Quand on leur demande ce qui transcende les différences entre ces divers collectifs pour les faire coexister dans un livre, Sébastien Porte explique : « Nous les avons réunis en fonction de leur mode d’action. Ce qui les unit se situe davantage dans le mode opératoire que dans le fond. Ils pratiquent tous l’action directe non-violente. Ces pratiques s’inscrivent dans un courant libertaire qui tend à faire de la politique autrement, hors des cadres officiels, sans cette obligation d’être nombreux ou représentatifs d’une population ». Il poursuit : « Ce qui les rapproche aussi, c’est le fait qu’ils n’affichent pas leur idéologie, même s’ils se rattachent tous à une pensée de gauche. Ils peuvent être humanistes, écologistes, antimilitaristes, anticapitalistes, mais aucun d’entre eux ne s’affichera avec cette étiquette. Ils se sont débarrassés des symboles et d’un discours dont il est de bon ton aujourd’hui de dire qu’ils nuisent à l’action politique. Ils ont cette volonté de s’afficher comme ‘apolitiques’ pour être plus convaincants, pour séduire davantage les médias, pour mieux faire passer leur message auprès d’un plus grand nombre. Cela accroît leur crédibilité, leur acceptabilité.»

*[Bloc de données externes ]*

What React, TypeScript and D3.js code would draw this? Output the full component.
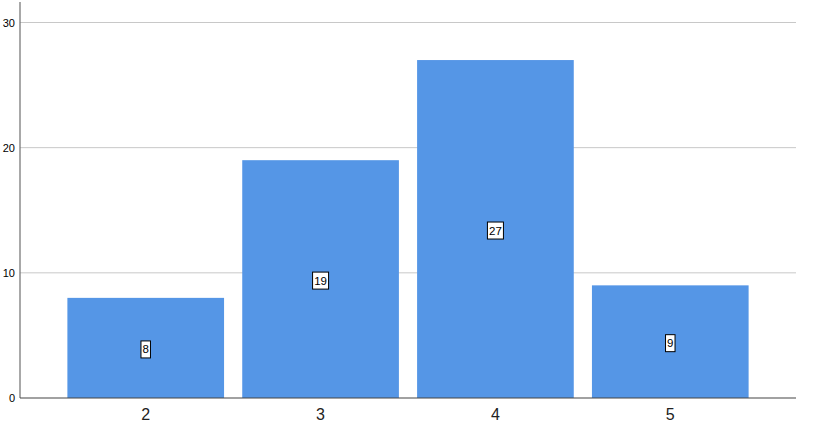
import React from "react";
import * as d3 from "d3";

const categories = ["2", "3", "4", "5"];
const counts = [8, 19, 27, 9];
const yTicks = [0, 10, 20, 30];

const W = 813;
const H = 433;
const left = 20;
const right = 796;
const bottom = 398;
const top = 22.5;

export default function App() {
  const x = d3
    .scaleBand<string>()
    .domain(categories)
    .range([left, right])
    .paddingInner(0.104)
    .paddingOuter(0.271);
  const y = d3.scaleLinear().domain([0, 30]).range([bottom, top]);
  const font = "Liberation Sans, Arial, sans-serif";
  return (
    <svg
      width={W}
      height={H}
      style={{ position: "absolute", left: 0, top: 0, background: "#fff" }}
    >
      {yTicks.map((t) =>
        t === 0 ? null : (
          <line
            key={"g" + t}
            x1={left}
            x2={right}
            y1={y(t)}
            y2={y(t)}
            stroke="#c8c8c8"
            strokeWidth={1}
          />
        )
      )}
      {categories.map((c, i) => (
        <rect
          key={c}
          x={x(c)}
          y={y(counts[i])}
          width={x.bandwidth()}
          height={bottom - y(counts[i])}
          fill="#5596e6"
        />
      ))}
      {categories.map((c, i) => {
        const cx = (x(c) as number) + x.bandwidth() / 2;
        const cy = (y(counts[i]) + bottom) / 2 + 1.5;
        const label = String(counts[i]);
        const w = label.length * 6.5 + 3;
        return (
          <g key={"l" + c}>
            <rect
              x={cx - w / 2}
              y={cy - 8.5}
              width={w}
              height={17}
              fill="#fff"
              stroke="#000"
              strokeWidth={1}
            />
            <text
              x={cx}
              y={cy + 4}
              textAnchor="middle"
              fontFamily={font}
              fontSize={11.5}
              fill="#000"
            >
              {label}
            </text>
          </g>
        );
      })}
      <line x1={left} x2={left} y1={2} y2={bottom} stroke="#6e6e6e" strokeWidth={1.2} />
      <line x1={left} x2={right} y1={bottom} y2={bottom} stroke="#444" strokeWidth={1.2} />
      {yTicks.map((t) => (
        <text
          key={"t" + t}
          x={15}
          y={y(t) + 4}
          textAnchor="end"
          fontFamily={font}
          fontSize={11}
          fill="#000"
        >
          {t}
        </text>
      ))}
      {categories.map((c) => (
        <text
          key={"x" + c}
          x={(x(c) as number) + x.bandwidth() / 2}
          y={420}
          textAnchor="middle"
          fontFamily={font}
          fontSize={16}
          fill="#222"
        >
          {c}
        </text>
      ))}
    </svg>
  );
}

Des pratiques qui contaminent
Selon les auteurs, il semblerait toutefois que ces pratiques soient de plus en plus récupérées, y compris par les adversaires de ces collectifs libertaires. «Récemment, par exemple, les jeunes de l’UMP, sous l’appellation des ‘Jeunes Pop’, ont organisé un happening dans le cadre du sommet de Copenhague. Mais ce n’est pas le seul exemple, loin de là. Les partis s’y mettent, les syndicats, les enseignants… Tous tentent de diversifier leur mode d’action, d’aller au-delà de la manif ou de la grève » développe le journaliste. Et de préciser : « Nous avons tenu, dans le livre, à souligner cette contamination des différentes sphères sociales et du monde de l’entreprise par ce ’nouvel art de militer’»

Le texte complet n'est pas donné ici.